In a city with commodities economic development, these are factors that must be controlled to keep prices down. But when Memphis is competing with workers in Southeast Asia, Mexico and Bangladesh, it is an approach doomed to inevitable failure.
Put directly, Memphis economic development strategies must be reinvented. They must be dramatic. They must attract national attention. They must build the economy from inside out, relying primarily on entrepreneurs. After all, more than 75 percent of all new jobsare created by existing Memphis businesses, and rather than spending most of our time hustling for the relocations of new businesses, we need to work on the things that inspire our homegrown businesses to succeed.
Task #5 – Set national standards in economic development.
Memphis is obsessed with best practices. Before we’ll talk about anything, we have to know what other cities are doing, and almost inevitably, our conversation drifts to how we can copy what’s working somewhere else.
It’s time for us to use best practices to become more informed, but to develop our own national standards in economic development. For example, the Chamber should visit Portland as soon as it can to see how a community works together as it does in the Portland Development Agency, a hub for regional thinking, urban development, and entrepreneurial public policy. Most of all, it shows what the public part of the economic development equation should look like.

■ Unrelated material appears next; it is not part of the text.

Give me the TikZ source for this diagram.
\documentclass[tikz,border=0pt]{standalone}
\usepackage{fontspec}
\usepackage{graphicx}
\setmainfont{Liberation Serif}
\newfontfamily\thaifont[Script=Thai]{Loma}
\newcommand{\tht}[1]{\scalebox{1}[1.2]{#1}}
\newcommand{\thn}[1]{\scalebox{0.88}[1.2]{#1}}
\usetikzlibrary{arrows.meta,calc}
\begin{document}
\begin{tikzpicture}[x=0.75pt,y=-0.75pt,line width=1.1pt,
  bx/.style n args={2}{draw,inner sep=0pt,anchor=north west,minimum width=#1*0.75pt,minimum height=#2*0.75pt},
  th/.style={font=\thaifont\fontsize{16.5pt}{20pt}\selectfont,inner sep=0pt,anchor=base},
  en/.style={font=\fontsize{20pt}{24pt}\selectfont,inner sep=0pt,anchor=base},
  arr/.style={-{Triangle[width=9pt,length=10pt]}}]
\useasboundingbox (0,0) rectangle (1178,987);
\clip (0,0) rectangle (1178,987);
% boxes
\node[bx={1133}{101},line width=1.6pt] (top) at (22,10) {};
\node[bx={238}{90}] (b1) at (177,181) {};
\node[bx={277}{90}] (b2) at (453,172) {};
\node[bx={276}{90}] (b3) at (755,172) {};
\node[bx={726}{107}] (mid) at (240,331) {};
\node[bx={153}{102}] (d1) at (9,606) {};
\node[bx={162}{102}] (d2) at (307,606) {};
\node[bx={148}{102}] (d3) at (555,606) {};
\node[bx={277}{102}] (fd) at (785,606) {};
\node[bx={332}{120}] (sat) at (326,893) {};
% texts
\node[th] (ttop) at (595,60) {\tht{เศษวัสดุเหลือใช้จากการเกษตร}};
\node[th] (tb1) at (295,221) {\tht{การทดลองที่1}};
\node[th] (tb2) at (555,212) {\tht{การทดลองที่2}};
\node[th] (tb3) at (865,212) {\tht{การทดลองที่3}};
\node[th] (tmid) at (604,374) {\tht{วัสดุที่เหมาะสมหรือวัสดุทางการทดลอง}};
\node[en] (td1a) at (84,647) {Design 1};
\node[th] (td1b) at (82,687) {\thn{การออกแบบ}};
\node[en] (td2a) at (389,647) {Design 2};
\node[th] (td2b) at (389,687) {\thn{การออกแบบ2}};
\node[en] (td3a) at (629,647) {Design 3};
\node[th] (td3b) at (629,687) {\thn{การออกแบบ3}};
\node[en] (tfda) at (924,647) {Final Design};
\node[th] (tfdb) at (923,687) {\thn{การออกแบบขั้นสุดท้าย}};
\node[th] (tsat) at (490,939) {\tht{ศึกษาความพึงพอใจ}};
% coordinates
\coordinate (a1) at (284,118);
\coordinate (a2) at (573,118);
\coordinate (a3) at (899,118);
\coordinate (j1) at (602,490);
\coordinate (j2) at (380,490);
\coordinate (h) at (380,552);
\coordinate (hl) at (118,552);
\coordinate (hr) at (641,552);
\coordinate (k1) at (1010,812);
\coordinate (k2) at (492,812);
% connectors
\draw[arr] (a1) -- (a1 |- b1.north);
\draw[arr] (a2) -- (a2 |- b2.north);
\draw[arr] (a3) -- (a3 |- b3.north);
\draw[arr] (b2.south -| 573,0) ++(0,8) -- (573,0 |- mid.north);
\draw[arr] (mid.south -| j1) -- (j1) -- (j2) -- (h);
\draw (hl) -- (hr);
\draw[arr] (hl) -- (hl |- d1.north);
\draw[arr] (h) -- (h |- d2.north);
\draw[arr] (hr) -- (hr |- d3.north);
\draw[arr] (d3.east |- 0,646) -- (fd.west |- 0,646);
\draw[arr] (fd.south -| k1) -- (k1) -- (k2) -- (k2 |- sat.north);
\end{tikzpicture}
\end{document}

It helps us think of something uniquely Memphis so every one else in the country can copy us for a change.
Task #6 – Don’t wait for the game to come to us.
Economic development has become sophisticated and now operates on a global scale. U.S. Chambers of Commerce have been slow to adjust to these new realities. It’s not enough to print catchy ads, invent cute slogans and send out mounds of news releases. It’s more about defining our own destiny. It’s about listening to provocative national experts, it’s about considering exciting new programs and it’s about exploring new strategies in a knowledge economy.
For example, Memphis once proudly boasted of the two dozen Japanese companies that came to call our city home after Sharp Manufacturing opened its manufacting plant in Southeast Shelby County. These days, Sharp Corporation is one of the hottest companies in the booming electronics business after inventing and investing in Aquos televisions.
Long considered a poor relation to Sony, Matsushita and Samsung, Sharp has suddenly emerged from the shadows and has commandeered the marketplace. It is the perfect symbol for Memphis – from blue collar to overachiever. It is a message that resonates with international business, and yet, it is true to Memphis’ own identity.
Someone from the Chamber should already have flown to Osaka to talk with the president of Sharp Corporation in an effort to renew the strong friendship that once existed between the comapny and our city, exploring new relationships that would benefit both of us. Rather than waiting for someone to answer an ad or to call with a new project, the Chamber should do what business does best - thinking entrepreneurially to capitalize on existing relationships that can be exploited for the good of our economic future.